A plausible implication is that activation boundary distillation will remain central to knowledge transfer for tasks where decision region fidelity, fine-grained boundary localization, and robust generalization are critical—spanning vision, auditory, and even multi-modal architectures.
7. Neutral Assessment and Current Limitations
Although activation boundary distillation has demonstrated advantage in various settings, several limitations persist:
- The indicator-based (binary) loss for activation boundaries is non-differentiable, requiring careful margin-based approximations (Heo et al., 2018).
- Fine-tuning hyperparameters (e.g., α, β, margin μ, temperature τ) is necessary to avoid instability or convergence issues, particularly when handling adversarial or ambiguous regions.

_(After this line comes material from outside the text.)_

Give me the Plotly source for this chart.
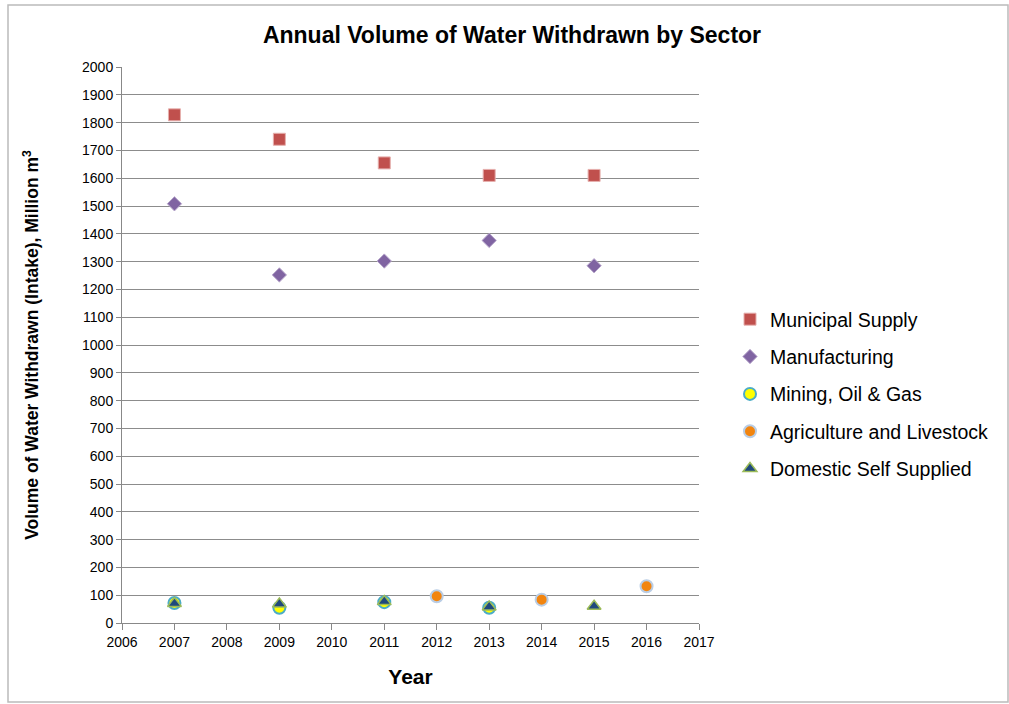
import plotly.graph_objects as go

title = "Annual Volume of Water Withdrawn by Sector"
muni_years = [2007, 2009, 2011, 2013, 2015]
muni_vals = [1828, 1740, 1655, 1610, 1610]
manu_years = [2007, 2009, 2011, 2013, 2015]
manu_vals = [1508, 1252, 1302, 1376, 1285]
mining_years = [2007, 2009, 2011, 2013]
mining_vals = [72, 55, 75, 55]
agri_years = [2012, 2014, 2016]
agri_vals = [96, 84, 132]
dom_years = [2007, 2009, 2011, 2013, 2015]
dom_vals = [70, 68, 77, 58, 60]

FONT = "Liberation Sans, Arial, sans-serif"
fig = go.Figure()

def add(name, xs, ys, symbol, size, fill, line, lw=1):
    fig.add_trace(go.Scatter(
        x=xs, y=ys, mode="markers", name=name, legendgroup=name,
        marker=dict(symbol=symbol, size=size, color=fill,
                    line=dict(color=line, width=lw)),
    ))

add("Municipal Supply", muni_years, muni_vals, "square", 12, "#C0504D", "#E6B0AE", 1)
add("Manufacturing", manu_years, manu_vals, "diamond", 11, "#8064A2", "#B8A8CC", 1)
add("Mining, Oil & Gas", mining_years, mining_vals, "circle", 12, "#FFFF00", "#4BACC6", 2)
add("Agriculture and Livestock", agri_years, agri_vals, "circle", 12, "#F2850F", "#B9CDE5", 2)
add("Domestic Self Supplied", dom_years, dom_vals, "triangle-up", 12, "#1F497D", "#9BBB59", 1.5)

fig.update_layout(
    width=1009, height=704,
    margin=dict(l=122, r=310, t=67, b=81),
    paper_bgcolor="white", plot_bgcolor="white",
    font=dict(family=FONT, size=14, color="black"),
    title=dict(text="<b>" + title + "</b>", x=(512) / 1009, xanchor="center",
               y=1 - 35 / 704, yanchor="middle",
               font=dict(size=23, family=FONT, color="black")),
    showlegend=True,
    legend=dict(x=(730 - 122) / 577, xanchor="left", y=(623 - 300) / 556, yanchor="top",
                font=dict(size=19.5, family=FONT), tracegroupgap=9,
                bgcolor="rgba(0,0,0,0)", itemwidth=30),
    xaxis=dict(range=[2006, 2017], tickmode="linear", tick0=2006, dtick=1,
               showgrid=False, zeroline=False, showline=True, linecolor="#888888",
               linewidth=1, ticks="outside", ticklen=6, tickcolor="#888888",
               tickfont=dict(size=14, family=FONT),
               title=dict(text="<b>Year</b>", font=dict(size=21, family=FONT), standoff=20)),
    yaxis=dict(range=[0, 2000], tickmode="linear", tick0=0, dtick=100,
               showgrid=True, gridcolor="#8C8C8C", gridwidth=1, zeroline=False,
               showline=True, linecolor="#888888", linewidth=1,
               ticks="outside", ticklen=5, tickcolor="#888888",
               tickfont=dict(size=14, family=FONT),
               title=dict(text="<b>Volume of Water Withdrawn (Intake), Million m<sup>3</sup></b>",
                          font=dict(size=17.5, family=FONT), standoff=38)),
)

fig.add_shape(type="rect", xref="paper", yref="paper",
              x0=(8 - 122) / 577, x1=(1008 - 122) / 577,
              y0=(623 - 702) / 556, y1=(623 - 5) / 556,
              line=dict(color="#BBBBBB", width=1.5), fillcolor="rgba(0,0,0,0)", layer="below")

fig.write_html("out.html")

- Scaling to extremely deep or dynamically changing architectures (e.g., non-static transformers) remains nontrivial.
- While many approaches show improvements over standard knowledge distillation, performance gains sometimes depend heavily on the choice of region masks or attention heuristics—suggesting the need for more principled selection mechanisms.
In summary, activation boundary distillation encapsulates a principled approach for transferring neural discriminative structure, underscored by theoretical, adversarial, geometric, and spatial loss formulations. Its convergence of methods and robust empirical validation makes it a focal point in the ongoing refinement of knowledge transfer techniques.